Review the teaching point.

In writing, arguments are opinions that can be backed up with evidence. While we often associate the word “argument” with winning a conflict, arguments can do much more than just win. They can also persuade, inform, convince, and assist in decision-making.


If necessary, review the meanings of and differences between the words in bold above. Students can add these to their Writer’s Notebooks as well. It’s important students begin to have an awareness of the different types of arguments they can formulate.

Consider keeping a running list on the wall of the classroom with definitions of argument and writing terminology (claim, evidence, argument), as well as high-frequency writing verbs like persuade, inform, define, evaluate, to ensure students understand what’s being asked of them during thinking and writing tasks.
Claims = Opinions That Can Be Supported

  1. Put the list below (or one like it) in two columns on the board.
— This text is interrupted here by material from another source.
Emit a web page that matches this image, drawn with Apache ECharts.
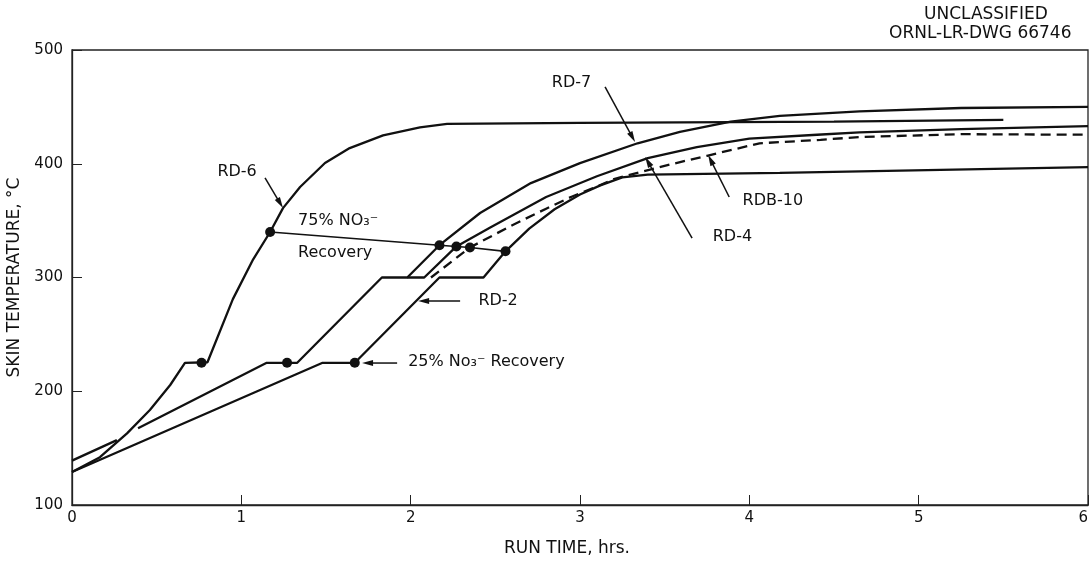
<!DOCTYPE html>
<html>
<head>
<meta charset="utf-8">
<script src="https://cdn.jsdelivr.net/npm/echarts@6/dist/echarts.min.js"></script>
<style>
  html, body { margin: 0; padding: 0; background: #fff; }
  #chart { width: 1090px; height: 562px; }
</style>
</head>
<body>
<div id="chart"></div>
<script>
// Axis ticks
const xTicks = [0, 1, 2, 3, 4, 5, 6];
const yTicks = [100, 200, 300, 400, 500];

// Skin temperature (°C) against run time (hrs) for each run
const rd6 = [[0, 129], [0.165, 142], [0.325, 163], [0.46, 183.5], [0.58, 205.5], [0.667, 225],
  [0.8, 225.5], [0.95, 281], [1.07, 316], [1.17, 340], [1.246, 361], [1.347, 379.6],
  [1.494, 400.7], [1.64, 413.8], [1.837, 425], [2.055, 432], [2.215, 435], [3.0, 436],
  [4.5, 437], [5.5, 438.5]];
const rd7 = [[0, 139], [0.265, 157], [0.33, '-'], [0.39, 167.5], [1.15, 225], [1.33, 225],
  [1.83, 300], [1.98, 300], [2.17, 328.4], [2.41, 356.7], [2.71, 383], [3.0, 400.6],
  [3.34, 418], [3.59, 428], [3.89, 437], [4.18, 442], [4.65, 446], [5.25, 449], [6, 450]];
const rd4 = [[1.98, 300], [2.08, 300], [2.27, 327.3], [2.47, 344], [2.8, 370.8], [3.1, 389],
  [3.4, 405], [3.69, 414.7], [4.0, 422], [4.4, 425.5], [4.65, 427.5], [5.25, 430.5], [6, 433]];
const rdb10 = [[2.12, 300], [2.35, 326.4], [2.6, 346], [2.8, 360.5], [2.95, 371], [3.1, 380],
  [3.2, 386.5], [3.35, 392.5], [3.55, 400], [3.75, 407], [4.06, 418], [4.42, 421],
  [4.65, 423.5], [5.25, 426], [6, 425.5]];
const rd2 = [[0, 129], [1.48, 225], [1.67, 225], [2.17, 300], [2.43, 300], [2.56, 323],
  [2.7, 343], [2.85, 360], [3.0, 373], [3.12, 381], [3.25, 388], [3.4, 390.5], [4.18, 392],
  [6, 397]];

// Nitrate recovery points
const recovery25 = [[0.765, 225], [1.27, 225], [1.67, 225]];
const recovery75 = [[1.17, 340], [2.17, 328.4], [2.27, 327.3], [2.35, 326.4], [2.56, 323]];

// Callout text: [x, y, text, align]
const notes = [
  [0.975, 392.7, 'RD-6', 'center'],
  [1.335, 349.5, '75% NO₃⁻', 'left'],
  [1.335, 321.5, 'Recovery', 'left'],
  [2.95, 471, 'RD-7', 'center'],
  [3.90, 335.6, 'RD-4', 'center'],
  [3.96, 367.3, 'RDB-10', 'left'],
  [2.40, 279.3, 'RD-2', 'left'],
  [1.985, 226, '25% No₃⁻ Recovery', 'left']
];
// Pointer arrows: [tailX, tailY, headX, headY]
const arrows = [
  [1.14, 387.5, 1.246, 361.1],
  [3.148, 467.5, 3.325, 419.1],
  [3.662, 334.7, 3.385, 405.9],
  [3.881, 370.8, 3.757, 407.7],
  [2.292, 279.3, 2.044, 279.3],
  [1.92, 224.8, 1.713, 224.8]
];

const FONT = 'DejaVu Sans';
const INK = '#111';

function curve(name, data, dashed) {
  return {
    name, type: 'line', data, showSymbol: false, smooth: false, connectNulls: false,
    lineStyle: { color: INK, width: 2.3, type: dashed ? [10, 6] : 'solid' },
    z: 3, silent: true
  };
}

const chart = echarts.init(document.getElementById('chart'), null, { renderer: 'canvas' });
chart.setOption({
  animation: false,
  backgroundColor: '#fff',
  textStyle: { fontFamily: FONT, color: INK },
  grid: {
    left: 72, right: 2, top: 50, bottom: 57, outerBoundsMode: 'none', containLabel: false,
    show: true, borderColor: '#222', borderWidth: 1.3
  },
  graphic: [
    { type: 'text', left: 924, top: 6, style: { text: 'UNCLASSIFIED', font: '17px "DejaVu Sans"', fill: INK } },
    { type: 'text', left: 889, top: 25, style: { text: 'ORNL-LR-DWG 66746', font: '17px "DejaVu Sans"', fill: INK } }
  ],
  xAxis: {
    type: 'value', min: xTicks[0], max: xTicks[xTicks.length - 1], interval: 1,
    name: 'RUN TIME, hrs.', nameLocation: 'middle', nameGap: 35,
    nameTextStyle: { fontFamily: FONT, fontSize: 17, color: INK, padding: [0, 26, 0, 0] },
    axisLine: { lineStyle: { color: '#222', width: 1.3 } },
    axisTick: { inside: true, length: 10, lineStyle: { color: '#222' } },
    axisLabel: { margin: 6, fontFamily: FONT, fontSize: 15, color: INK, alignMaxLabel: 'right' },
    splitLine: { show: false }
  },
  yAxis: {
    type: 'value', min: yTicks[0], max: yTicks[yTicks.length - 1], interval: 100,
    name: 'SKIN TEMPERATURE, °C', nameLocation: 'middle', nameGap: 47, nameRotate: 90,
    nameTextStyle: { fontFamily: FONT, fontSize: 17, color: INK },
    axisLine: { show: true, lineStyle: { color: '#222', width: 1.3 } },
    axisTick: { show: true, inside: true, length: 10, lineStyle: { color: '#222' } },
    axisLabel: { margin: 9, fontFamily: FONT, fontSize: 15, color: INK },
    splitLine: { show: false }
  },
  series: [
    curve('RD-6', rd6),
    curve('RD-7', rd7),
    curve('RD-4', rd4),
    curve('RDB-10', rdb10, true),
    curve('RD-2', rd2),
    {
      name: '75% recovery', type: 'line', data: recovery75, symbol: 'circle', symbolSize: 10,
      showSymbol: true, itemStyle: { color: INK, opacity: 1 }, lineStyle: { color: INK, width: 1.6 }, z: 4, silent: true
    },
    {
      name: '25% recovery', type: 'scatter', data: recovery25, symbol: 'circle', symbolSize: 10,
      itemStyle: { color: INK, opacity: 1 }, z: 4, silent: true
    },
    {
      name: 'arrows', type: 'custom', data: arrows, encode: { x: [0, 2], y: [1, 3] }, z: 5, silent: true,
      renderItem(params, api) {
        const t = api.coord([api.value(0), api.value(1)]);
        const h = api.coord([api.value(2), api.value(3)]);
        const dx = h[0] - t[0], dy = h[1] - t[1];
        const len = Math.hypot(dx, dy) || 1;
        const ux = dx / len, uy = dy / len;
        const L = 11, W = 3;
        const bx = h[0] - ux * L, by = h[1] - uy * L;
        return {
          type: 'group',
          children: [
            { type: 'line', shape: { x1: t[0], y1: t[1], x2: bx + ux * 2, y2: by + uy * 2 },
              style: { stroke: INK, lineWidth: 1.5 } },
            { type: 'polygon', shape: { points: [[h[0], h[1]], [bx - uy * W, by + ux * W], [bx + uy * W, by - ux * W]] },
              style: { fill: INK } }
          ]
        };
      }
    },
    {
      name: 'notes', type: 'scatter', symbolSize: 0, z: 6, silent: true,
      itemStyle: { opacity: 1 },
      data: notes.map(n => ({
        value: [n[0], n[1]],
        label: {
          show: true, position: 'inside', formatter: n[2], align: n[3], verticalAlign: 'middle',
          fontFamily: FONT, fontSize: 16, color: INK, opacity: 1
        }
      }))
    }
  ]
});
</script>
</body>
</html>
  2. Have students compare the item on the left (fact) versus the item on the right (opinion)

  3. Ask students to note the differences between column A and column B, helping them to see that facts are usually certain while opinions are debatable—a matter of personal experience and values.
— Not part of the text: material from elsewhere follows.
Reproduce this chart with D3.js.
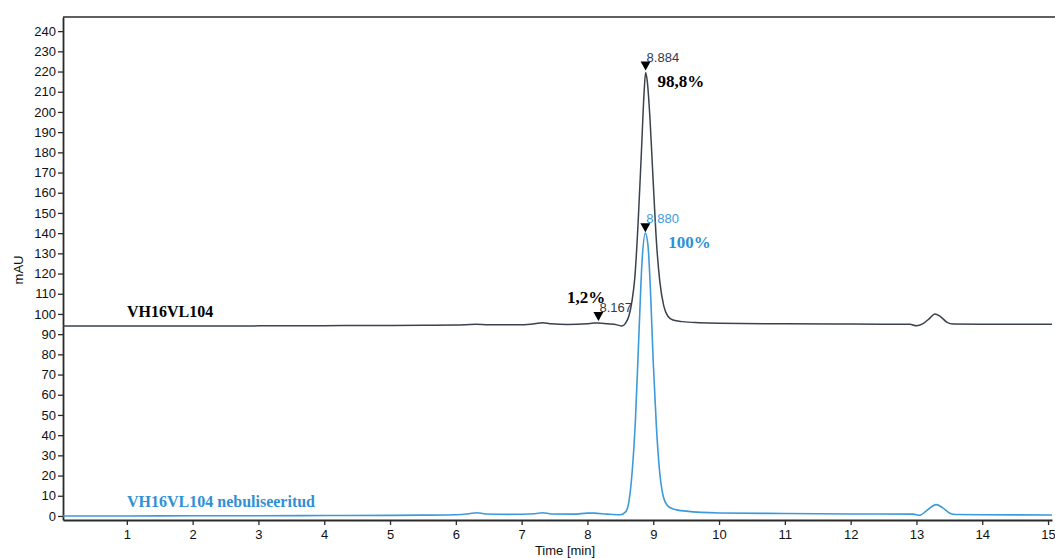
<!DOCTYPE html>
<html>
<head>
<meta charset="utf-8">
<script src="https://cdn.jsdelivr.net/npm/d3@7/dist/d3.min.js"></script>
<style>
  html, body { margin: 0; padding: 0; background: #ffffff; }
  svg { display: block; }
</style>
</head>
<body>
<svg id="chart" width="1055" height="558"></svg>
<script>
// ---- Data ----
const xTicks = [1,2,3,4,5,6,7,8,9,10,11,12,13,14,15];
const yTicks = [0,10,20,30,40,50,60,70,80,90,100,110,120,130,140,150,160,170,180,190,200,210,220,230,240];

// VH16VL104 (black trace): time [min]
const blackTime = [0.03, 1, 2, 3, 4, 5, 5.5, 6.0, 6.3, 6.5, 7.0, 7.2, 7.32, 7.45, 7.7, 8.0, 8.1, 8.167, 8.3, 8.45, 8.52, 8.58, 8.63, 8.68, 8.72, 8.77, 8.82, 8.86, 8.884, 8.91, 8.95, 9.0, 9.05, 9.1, 9.16, 9.22, 9.3, 9.45, 9.7, 10, 11, 12, 12.9, 13.0, 13.1, 13.2, 13.28, 13.36, 13.46, 13.56, 14, 15.06];
// VH16VL104 (black trace): signal [mAU]
const blackValue = [94.0, 94.0, 94.0, 94.1, 94.2, 94.3, 94.4, 94.5, 94.9, 94.6, 94.7, 95.2, 95.7, 95.1, 94.8, 95.2, 95.5, 95.5, 95.1, 94.6, 94.0, 95.5, 99, 107, 118, 145, 180, 209, 219.5, 215, 197, 165, 135, 116, 104, 99, 97, 96.2, 95.7, 95.4, 95.1, 95.0, 94.9, 94.1, 95.2, 97.8, 100, 98.8, 96.0, 95.0, 94.9, 94.9];

// VH16VL104 nebuliseeritud (blue trace): time [min]
const blueTime = [0.03, 1, 2, 3, 4, 5, 5.5, 6.0, 6.2, 6.32, 6.45, 6.8, 7.2, 7.32, 7.45, 7.8, 8.0, 8.1, 8.3, 8.5, 8.58, 8.63, 8.68, 8.73, 8.78, 8.83, 8.88, 8.92, 8.96, 9.0, 9.05, 9.1, 9.15, 9.22, 9.3, 9.5, 10, 11, 12, 12.95, 13.05, 13.15, 13.3, 13.4, 13.5, 13.6, 14, 15.06];
// VH16VL104 nebuliseeritud (blue trace): signal [mAU]
const blueValue = [0.0, 0.0, 0.1, 0.1, 0.2, 0.3, 0.4, 0.6, 1.1, 1.6, 1.0, 0.8, 1.1, 1.6, 1.0, 0.9, 1.4, 1.4, 0.9, 0.6, 2, 7, 22, 48, 88, 126, 140, 134, 110, 76, 43, 21, 10, 5, 3.5, 2.4, 1.5, 1.2, 1.0, 0.9, 0.3, 2.5, 5.6, 4.0, 1.5, 0.7, 0.6, 0.5];

// Peak markers
const peakTime = [8.884, 8.167, 8.880];
const peakValue = [220.5, 96.5, 140.5];
const peakLabel = ["8.884", "8.167", "8.880"];
const peakSeries = ["black", "black", "blue"];

// Annotations
const areaLabels = ["98,8%", "1,2%", "100%"];
const traceNames = ["VH16VL104", "VH16VL104 nebuliseeritud"];

// ---- Layout ----
const svg = d3.select("#chart");
const mLeft = 63, mRight = 1052, mTop = 17, mBottom = 520;
const x = d3.scaleLinear().domain([0.03, 15.06]).range([mLeft, mRight]);
const y = d3.scaleLinear().domain([-2, 247]).range([mBottom, mTop]);

const axisColor = "#2a2a2a";
const blackColor = "#3a424e";
const blueColor = "#3d9ad9";
const blueText = "#2f90d6";
const sans = "Liberation Sans, Arial, sans-serif";

// Top border
svg.append("line").attr("x1", mLeft).attr("x2", 1055).attr("y1", mTop).attr("y2", mTop)
  .attr("stroke", axisColor).attr("stroke-width", 1.6);

// Y axis
const yAxis = svg.append("g").attr("transform", `translate(${mLeft},0)`)
  .call(d3.axisLeft(y).tickValues(yTicks).tickSize(5).tickPadding(2).tickSizeOuter(0));
yAxis.select(".domain").attr("stroke", axisColor).attr("stroke-width", 1.8);
yAxis.selectAll(".tick line").attr("stroke", axisColor).attr("stroke-width", 1.3);
yAxis.selectAll(".tick text").attr("font-family", sans)
  .attr("font-size", 13).attr("fill", "#111");

// X axis
const xAxis = svg.append("g").attr("transform", `translate(0,${mBottom})`)
  .call(d3.axisBottom(x).tickValues(xTicks).tickSize(5).tickPadding(5).tickSizeOuter(0));
xAxis.select(".domain").attr("stroke", axisColor).attr("stroke-width", 1.8);
xAxis.selectAll(".tick line").attr("stroke", axisColor).attr("stroke-width", 1.3);
xAxis.selectAll(".tick text").attr("font-family", sans)
  .attr("font-size", 13).attr("fill", "#111");

// Axis titles
svg.append("text").attr("x", 565).attr("y", 555)
  .attr("text-anchor", "middle").attr("font-family", sans)
  .attr("font-size", 13).attr("fill", "#111").text("Time [min]");
svg.append("text").attr("transform", "translate(23,270) rotate(-90)")
  .attr("text-anchor", "middle").attr("font-family", sans)
  .attr("font-size", 13).attr("fill", "#111").text("mAU");

// Traces
const line = d3.line().x(d => x(d[0])).y(d => y(d[1])).curve(d3.curveMonotoneX);
const blackData = d3.zip(blackTime, blackValue);
const blueData = d3.zip(blueTime, blueValue);

svg.append("path").datum(blueData).attr("d", line)
  .attr("fill", "none").attr("stroke", blueColor).attr("stroke-width", 1.6);
svg.append("path").datum(blackData).attr("d", line)
  .attr("fill", "none").attr("stroke", blackColor).attr("stroke-width", 1.5);

// Peak markers (downward triangles with tip at the peak)
peakTime.forEach((t, i) => {
  const px = x(t), py = y(peakValue[i]);
  svg.append("path")
    .attr("d", `M${px-5},${py-9} L${px+5},${py-9} L${px},${py} Z`)
    .attr("fill", "#000");
  svg.append("text").attr("x", px + 1).attr("y", py - 9)
    .attr("font-family", sans).attr("font-size", 13)
    .attr("fill", peakSeries[i] === "blue" ? blueColor : "#2e3a50")
    .text(peakLabel[i]);
});

// Area percentage labels
const serif = "Liberation Serif, Times New Roman, serif";
svg.append("text").attr("x", x(peakTime[0]) + 12).attr("y", 87)
  .attr("font-family", serif).attr("font-weight", "bold").attr("font-size", 17)
  .attr("fill", "#000").text(areaLabels[0]);
svg.append("text").attr("x", 567).attr("y", 303)
  .attr("font-family", serif).attr("font-weight", "bold").attr("font-size", 17)
  .attr("fill", "#000").text(areaLabels[1]);
svg.append("text").attr("x", x(peakTime[2]) + 23).attr("y", 248)
  .attr("font-family", serif).attr("font-weight", "bold").attr("font-size", 17)
  .attr("fill", blueText).text(areaLabels[2]);

// Trace names
svg.append("text").attr("x", 127).attr("y", 317)
  .attr("font-family", serif).attr("font-weight", "bold").attr("font-size", 16)
  .attr("fill", "#000").text(traceNames[0]);
svg.append("text").attr("x", 127).attr("y", 507)
  .attr("font-family", serif).attr("font-weight", "bold").attr("font-size", 16)
  .attr("fill", blueText).text(traceNames[1]);
</script>
</body>
</html>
The Detroit Pistons are a basketball team.

The Pistons are the coolest team in the NBA.

Michigan is shaped like a mitten.

Michigan is the best state to live if you like ice fishing and snowball fights.
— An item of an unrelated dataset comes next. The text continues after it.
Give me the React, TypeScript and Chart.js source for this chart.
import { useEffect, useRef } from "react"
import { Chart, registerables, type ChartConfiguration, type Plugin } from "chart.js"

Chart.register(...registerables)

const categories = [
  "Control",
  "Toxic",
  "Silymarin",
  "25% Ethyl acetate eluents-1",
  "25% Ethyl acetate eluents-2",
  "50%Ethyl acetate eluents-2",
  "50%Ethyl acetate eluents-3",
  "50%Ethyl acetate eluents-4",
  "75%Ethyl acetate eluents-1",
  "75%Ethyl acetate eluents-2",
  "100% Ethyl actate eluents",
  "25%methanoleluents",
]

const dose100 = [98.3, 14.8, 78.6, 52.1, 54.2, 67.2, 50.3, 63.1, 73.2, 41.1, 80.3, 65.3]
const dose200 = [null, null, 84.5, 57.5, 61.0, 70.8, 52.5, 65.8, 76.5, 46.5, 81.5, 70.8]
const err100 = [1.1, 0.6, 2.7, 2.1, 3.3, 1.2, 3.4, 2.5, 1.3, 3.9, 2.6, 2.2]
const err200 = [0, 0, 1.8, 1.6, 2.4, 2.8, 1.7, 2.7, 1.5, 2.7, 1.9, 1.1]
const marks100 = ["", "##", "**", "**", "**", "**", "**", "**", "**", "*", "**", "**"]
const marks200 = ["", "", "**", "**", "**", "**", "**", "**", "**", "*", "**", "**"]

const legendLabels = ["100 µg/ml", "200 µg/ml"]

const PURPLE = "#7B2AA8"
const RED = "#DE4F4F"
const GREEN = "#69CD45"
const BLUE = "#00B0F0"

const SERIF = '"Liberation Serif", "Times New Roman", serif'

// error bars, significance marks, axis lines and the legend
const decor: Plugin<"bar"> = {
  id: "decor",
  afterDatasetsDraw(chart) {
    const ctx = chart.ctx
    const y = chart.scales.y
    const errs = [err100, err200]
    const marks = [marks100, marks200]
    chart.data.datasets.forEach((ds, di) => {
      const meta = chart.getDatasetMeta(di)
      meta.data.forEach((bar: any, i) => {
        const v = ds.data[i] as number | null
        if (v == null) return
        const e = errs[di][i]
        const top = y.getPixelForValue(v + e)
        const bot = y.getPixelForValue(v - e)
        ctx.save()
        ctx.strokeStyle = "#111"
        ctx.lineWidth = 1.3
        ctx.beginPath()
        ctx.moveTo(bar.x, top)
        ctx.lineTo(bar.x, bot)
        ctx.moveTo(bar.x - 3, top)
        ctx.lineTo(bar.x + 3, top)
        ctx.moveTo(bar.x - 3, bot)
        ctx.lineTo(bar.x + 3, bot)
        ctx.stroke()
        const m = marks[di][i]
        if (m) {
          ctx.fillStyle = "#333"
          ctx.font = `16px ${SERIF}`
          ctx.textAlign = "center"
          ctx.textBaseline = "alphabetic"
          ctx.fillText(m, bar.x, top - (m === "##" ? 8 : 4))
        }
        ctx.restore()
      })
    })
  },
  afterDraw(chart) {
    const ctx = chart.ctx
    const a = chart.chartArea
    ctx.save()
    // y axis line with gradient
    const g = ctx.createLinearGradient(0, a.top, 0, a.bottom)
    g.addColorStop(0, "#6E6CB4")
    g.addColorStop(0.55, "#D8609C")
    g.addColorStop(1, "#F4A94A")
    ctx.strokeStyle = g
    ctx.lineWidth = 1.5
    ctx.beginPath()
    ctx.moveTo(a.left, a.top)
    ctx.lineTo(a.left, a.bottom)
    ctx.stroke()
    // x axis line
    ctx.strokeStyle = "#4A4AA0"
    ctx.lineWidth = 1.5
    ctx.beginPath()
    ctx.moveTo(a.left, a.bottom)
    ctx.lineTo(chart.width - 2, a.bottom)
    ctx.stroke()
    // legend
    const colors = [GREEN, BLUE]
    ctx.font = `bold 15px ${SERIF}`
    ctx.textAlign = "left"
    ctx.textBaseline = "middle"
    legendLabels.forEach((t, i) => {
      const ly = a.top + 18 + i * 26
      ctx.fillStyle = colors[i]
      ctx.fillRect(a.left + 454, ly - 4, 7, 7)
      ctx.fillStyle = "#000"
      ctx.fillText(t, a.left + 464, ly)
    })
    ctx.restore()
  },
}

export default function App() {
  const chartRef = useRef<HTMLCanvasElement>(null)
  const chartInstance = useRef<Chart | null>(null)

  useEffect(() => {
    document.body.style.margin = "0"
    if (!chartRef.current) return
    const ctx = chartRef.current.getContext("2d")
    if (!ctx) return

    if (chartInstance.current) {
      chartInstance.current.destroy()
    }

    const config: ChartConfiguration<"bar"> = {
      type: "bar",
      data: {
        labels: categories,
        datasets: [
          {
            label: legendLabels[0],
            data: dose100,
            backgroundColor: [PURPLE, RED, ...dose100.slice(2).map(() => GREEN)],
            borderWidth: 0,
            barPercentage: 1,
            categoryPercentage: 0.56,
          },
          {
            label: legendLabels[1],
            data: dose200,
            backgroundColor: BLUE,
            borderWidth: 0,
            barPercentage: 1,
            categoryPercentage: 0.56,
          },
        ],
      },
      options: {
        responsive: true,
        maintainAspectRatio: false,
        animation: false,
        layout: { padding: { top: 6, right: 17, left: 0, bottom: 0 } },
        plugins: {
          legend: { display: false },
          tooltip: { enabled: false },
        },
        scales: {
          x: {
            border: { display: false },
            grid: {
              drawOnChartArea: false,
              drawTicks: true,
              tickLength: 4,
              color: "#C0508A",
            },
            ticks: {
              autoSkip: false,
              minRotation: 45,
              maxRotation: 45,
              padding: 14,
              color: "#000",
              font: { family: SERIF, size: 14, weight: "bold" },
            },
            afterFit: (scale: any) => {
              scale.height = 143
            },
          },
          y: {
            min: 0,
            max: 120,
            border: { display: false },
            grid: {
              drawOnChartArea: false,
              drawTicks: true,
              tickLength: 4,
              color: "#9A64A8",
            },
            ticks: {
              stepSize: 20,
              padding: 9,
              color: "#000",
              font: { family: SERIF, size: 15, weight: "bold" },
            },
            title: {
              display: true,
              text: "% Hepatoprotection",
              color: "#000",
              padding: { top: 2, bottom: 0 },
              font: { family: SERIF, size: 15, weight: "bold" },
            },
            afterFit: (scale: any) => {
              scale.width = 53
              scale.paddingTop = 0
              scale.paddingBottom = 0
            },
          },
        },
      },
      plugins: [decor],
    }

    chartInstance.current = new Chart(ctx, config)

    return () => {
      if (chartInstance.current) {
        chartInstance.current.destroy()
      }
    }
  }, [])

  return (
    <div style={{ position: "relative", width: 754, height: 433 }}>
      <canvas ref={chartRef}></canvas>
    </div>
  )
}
Jennifer Granholm is the former Governor of Michigan.

Women should not serve as state governors.

In 2010, Michigan produced 140 million pounds of cherries.

People should eat more cherries because they’re delicious.

Independent Practice

Personal Fact/Opinion Lists

On their own or in pairs or trios, have students create their own two-column table in their Writer’s Notebooks in which they make a list of facts and related opinions. Suggestions for topics they can focus their lists on:

  • Sports teams

  • School events

  • Television shows and movies

  • Music they enjoy


Sharing and Comparing Lists

Have students share their facts and related opinions with the class to generate a larger list on the board. Talk about why each item constitutes a fact or opinion—particularly for items that might fall into a gray area. Ask students their feelings about a particular opinion on the board to illustrate the opposing opinions in the classroom, further reinforcing the concept of debatable claim.


  • Facts are certain.

  • Opinions are debatable claims that others can disagree with.

Introduce (preview for tomorrow):

  • For arguments to be strong, debatable claims must be supported with evidence.


Collect students’ lists of facts and related opinions. Check to see that students’ opinions are related to the corresponding fact and that they are making a clear and correct distinction between fact and opinion.

Session 2

Part 2: Arguments Are Everywhere

Essential Questions:

  • What is the claim a particular argument makes?

  • What is evidence?

  • How does evidence support a claim?


For this lesson, review these bumper stickers and the arguments embedded in them:

  • Stop throwing stuff away. There is no “away.”,502477940

  • Support the Troops – End the War

  • If You Think Education is Expensive, Try Ignorance,126947835
Alternatively, you can select other bumper stickers that you believe will appeal most to your students. The key idea here is to present your students with claims they might see on a daily basis and to apply the language of argument to these claims.
Next, view these Doritos commercials on YouTube:
Doritos Pug Attack Ad
Doritos Beware of Slappy Ad
Consider the questions on the Advertising: Arguments That Convince and Entertain handout as you do.
Alternatively, you can select two advertisements for the same product either in print or on YouTube that will appeal to your students. Ideally, one ad will be more effective in convincing the viewer while the other is more entertaining. The purpose of selecting ads that sell the same product using different means is to present the idea that just because an ad is entertaining doesn’t necessarily mean it makes a strong argument about the product and why the target audience should buy it.